## BEGIN Given records

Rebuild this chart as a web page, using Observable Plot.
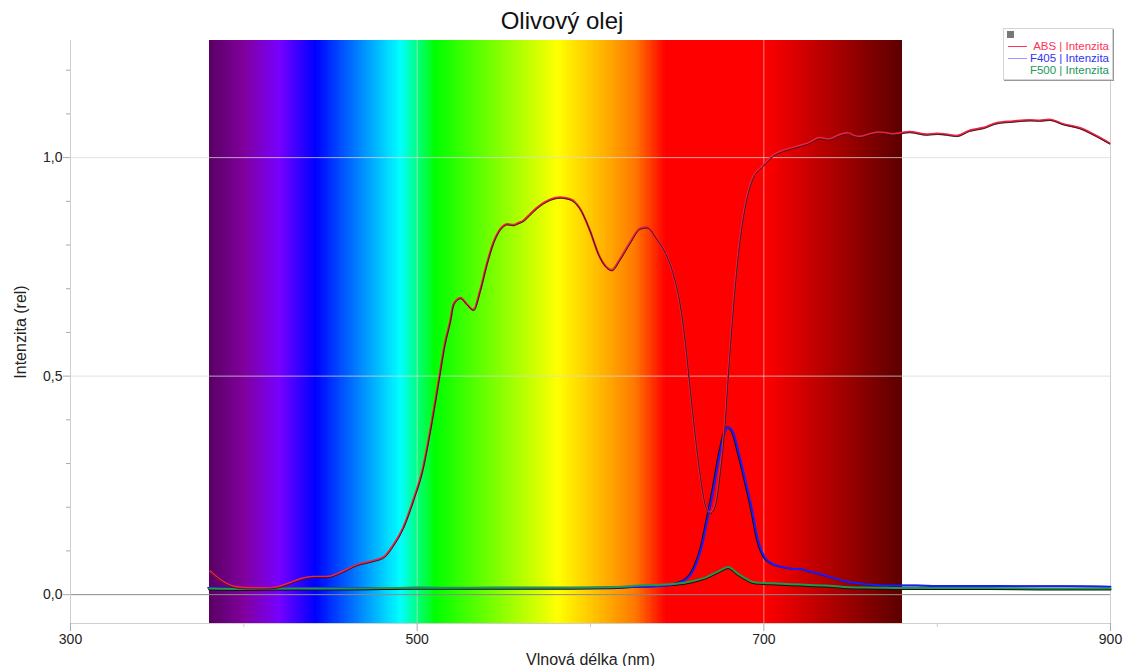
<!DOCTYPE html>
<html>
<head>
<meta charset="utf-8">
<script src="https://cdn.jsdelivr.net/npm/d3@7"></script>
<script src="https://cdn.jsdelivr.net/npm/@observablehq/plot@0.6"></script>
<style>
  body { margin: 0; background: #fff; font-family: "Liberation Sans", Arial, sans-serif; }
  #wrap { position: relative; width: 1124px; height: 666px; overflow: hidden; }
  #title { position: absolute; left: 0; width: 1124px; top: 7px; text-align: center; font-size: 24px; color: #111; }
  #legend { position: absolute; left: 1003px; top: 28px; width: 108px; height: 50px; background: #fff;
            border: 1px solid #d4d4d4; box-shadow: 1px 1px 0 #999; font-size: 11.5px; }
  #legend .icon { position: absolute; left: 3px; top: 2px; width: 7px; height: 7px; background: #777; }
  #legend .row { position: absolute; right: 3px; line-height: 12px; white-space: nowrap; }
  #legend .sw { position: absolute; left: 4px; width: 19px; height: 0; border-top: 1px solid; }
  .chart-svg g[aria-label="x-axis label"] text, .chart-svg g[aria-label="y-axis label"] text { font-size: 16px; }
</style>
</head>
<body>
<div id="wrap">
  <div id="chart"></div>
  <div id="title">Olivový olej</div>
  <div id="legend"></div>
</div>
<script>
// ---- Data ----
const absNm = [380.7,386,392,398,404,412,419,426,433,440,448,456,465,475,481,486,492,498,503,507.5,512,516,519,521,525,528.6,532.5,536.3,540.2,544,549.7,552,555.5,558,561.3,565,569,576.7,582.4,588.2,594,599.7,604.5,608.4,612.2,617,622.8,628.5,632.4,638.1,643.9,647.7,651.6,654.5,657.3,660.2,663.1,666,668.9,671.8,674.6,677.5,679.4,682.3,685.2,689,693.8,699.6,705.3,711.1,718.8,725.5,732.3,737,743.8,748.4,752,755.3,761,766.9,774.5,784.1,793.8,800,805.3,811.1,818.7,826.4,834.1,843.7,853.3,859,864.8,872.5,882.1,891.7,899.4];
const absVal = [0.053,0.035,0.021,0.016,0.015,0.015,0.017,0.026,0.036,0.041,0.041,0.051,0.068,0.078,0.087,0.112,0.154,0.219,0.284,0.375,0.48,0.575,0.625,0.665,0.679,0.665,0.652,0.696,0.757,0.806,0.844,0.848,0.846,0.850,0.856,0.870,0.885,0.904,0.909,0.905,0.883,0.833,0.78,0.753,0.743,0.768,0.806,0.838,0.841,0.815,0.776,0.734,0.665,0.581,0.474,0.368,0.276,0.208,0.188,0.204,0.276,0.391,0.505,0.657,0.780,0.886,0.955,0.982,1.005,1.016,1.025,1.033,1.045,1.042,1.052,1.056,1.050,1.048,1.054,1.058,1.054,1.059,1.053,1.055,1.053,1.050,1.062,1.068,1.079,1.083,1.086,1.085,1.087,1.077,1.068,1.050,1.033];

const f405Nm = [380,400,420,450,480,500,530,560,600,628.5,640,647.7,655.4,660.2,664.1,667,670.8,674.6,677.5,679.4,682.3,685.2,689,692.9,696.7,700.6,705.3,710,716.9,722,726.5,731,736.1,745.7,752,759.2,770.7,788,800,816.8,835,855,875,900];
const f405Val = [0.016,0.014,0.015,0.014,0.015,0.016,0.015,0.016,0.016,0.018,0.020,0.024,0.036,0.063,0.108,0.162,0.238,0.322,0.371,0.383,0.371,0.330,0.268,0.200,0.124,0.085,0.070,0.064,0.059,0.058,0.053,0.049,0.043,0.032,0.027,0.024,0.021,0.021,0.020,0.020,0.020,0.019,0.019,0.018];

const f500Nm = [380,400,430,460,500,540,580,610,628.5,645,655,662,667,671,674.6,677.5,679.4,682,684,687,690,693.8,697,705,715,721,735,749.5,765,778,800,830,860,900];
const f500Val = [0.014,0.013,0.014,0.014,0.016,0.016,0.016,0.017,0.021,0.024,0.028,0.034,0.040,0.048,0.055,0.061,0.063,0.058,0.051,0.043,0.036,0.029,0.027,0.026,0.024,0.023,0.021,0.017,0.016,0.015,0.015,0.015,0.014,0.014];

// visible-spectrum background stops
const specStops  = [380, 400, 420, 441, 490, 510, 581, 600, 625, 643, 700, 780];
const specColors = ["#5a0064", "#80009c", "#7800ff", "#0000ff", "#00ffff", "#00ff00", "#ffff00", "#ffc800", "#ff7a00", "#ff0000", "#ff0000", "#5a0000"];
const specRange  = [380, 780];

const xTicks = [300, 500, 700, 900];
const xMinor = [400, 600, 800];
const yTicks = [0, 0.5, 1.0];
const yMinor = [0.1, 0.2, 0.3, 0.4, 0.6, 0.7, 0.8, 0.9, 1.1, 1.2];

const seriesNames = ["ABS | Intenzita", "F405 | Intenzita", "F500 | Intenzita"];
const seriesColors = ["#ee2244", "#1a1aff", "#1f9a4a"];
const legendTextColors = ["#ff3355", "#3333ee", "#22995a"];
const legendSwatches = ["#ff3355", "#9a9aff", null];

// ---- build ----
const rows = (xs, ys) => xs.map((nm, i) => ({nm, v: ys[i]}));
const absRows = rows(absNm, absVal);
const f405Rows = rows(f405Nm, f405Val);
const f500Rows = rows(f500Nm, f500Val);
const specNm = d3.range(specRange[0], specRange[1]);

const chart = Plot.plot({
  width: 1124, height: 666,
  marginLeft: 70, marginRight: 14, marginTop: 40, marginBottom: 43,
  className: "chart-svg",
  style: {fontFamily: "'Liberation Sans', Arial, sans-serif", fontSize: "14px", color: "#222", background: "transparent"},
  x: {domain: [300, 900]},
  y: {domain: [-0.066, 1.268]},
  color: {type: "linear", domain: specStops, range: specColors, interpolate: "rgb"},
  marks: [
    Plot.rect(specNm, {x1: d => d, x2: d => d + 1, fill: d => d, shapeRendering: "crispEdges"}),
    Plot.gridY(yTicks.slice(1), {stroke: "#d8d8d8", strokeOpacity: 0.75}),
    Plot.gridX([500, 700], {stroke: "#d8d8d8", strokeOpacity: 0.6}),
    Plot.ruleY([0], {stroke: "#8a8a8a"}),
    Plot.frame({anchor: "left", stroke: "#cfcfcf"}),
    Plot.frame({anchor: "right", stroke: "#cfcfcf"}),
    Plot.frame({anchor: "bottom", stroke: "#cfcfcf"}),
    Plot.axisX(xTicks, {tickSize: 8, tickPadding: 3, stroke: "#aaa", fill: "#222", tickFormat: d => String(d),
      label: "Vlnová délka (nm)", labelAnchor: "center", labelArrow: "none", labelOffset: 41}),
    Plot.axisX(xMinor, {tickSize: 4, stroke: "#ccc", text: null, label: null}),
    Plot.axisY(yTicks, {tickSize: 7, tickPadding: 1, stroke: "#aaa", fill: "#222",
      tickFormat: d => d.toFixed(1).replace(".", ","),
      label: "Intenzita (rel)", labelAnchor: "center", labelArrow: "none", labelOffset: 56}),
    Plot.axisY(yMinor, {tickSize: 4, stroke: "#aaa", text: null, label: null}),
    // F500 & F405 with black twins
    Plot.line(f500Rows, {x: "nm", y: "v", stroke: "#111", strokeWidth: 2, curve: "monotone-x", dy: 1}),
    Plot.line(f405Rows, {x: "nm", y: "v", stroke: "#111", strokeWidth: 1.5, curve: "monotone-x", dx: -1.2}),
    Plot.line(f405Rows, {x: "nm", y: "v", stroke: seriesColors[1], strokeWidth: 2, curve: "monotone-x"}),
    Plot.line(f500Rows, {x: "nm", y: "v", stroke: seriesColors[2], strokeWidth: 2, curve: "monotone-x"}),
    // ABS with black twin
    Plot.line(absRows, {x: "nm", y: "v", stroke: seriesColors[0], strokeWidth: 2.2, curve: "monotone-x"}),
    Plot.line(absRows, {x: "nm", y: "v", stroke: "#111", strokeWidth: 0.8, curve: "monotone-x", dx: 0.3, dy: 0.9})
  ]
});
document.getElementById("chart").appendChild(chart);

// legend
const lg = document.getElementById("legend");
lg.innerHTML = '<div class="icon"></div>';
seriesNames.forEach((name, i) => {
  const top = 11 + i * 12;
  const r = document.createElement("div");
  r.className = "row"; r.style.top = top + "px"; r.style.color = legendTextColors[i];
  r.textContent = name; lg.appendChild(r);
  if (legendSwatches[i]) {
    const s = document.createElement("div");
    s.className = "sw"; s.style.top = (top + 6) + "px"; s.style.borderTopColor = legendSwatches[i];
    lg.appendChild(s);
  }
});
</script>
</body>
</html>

## END Given records
## BEGIN Given records

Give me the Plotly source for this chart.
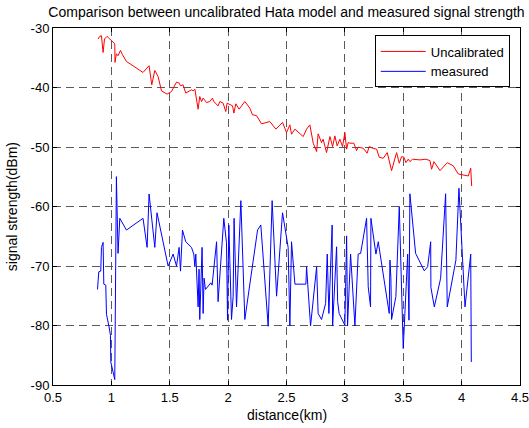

## END Given records

* Written instruction: Only lines with the string "chart" belong in your answer; copy each one.

* The completed task:
Rebuild this chart as a web page, using Observable Plot.
  .chart-svg g[aria-label="x-axis label"] text, .chart-svg g[aria-label="y-axis label"] text { font-size: 16px; }
  <div id="chart"></div>
const chart = Plot.plot({
  className: "chart-svg",
document.getElementById("chart").appendChild(chart);
Give me the Plotly source for this chart.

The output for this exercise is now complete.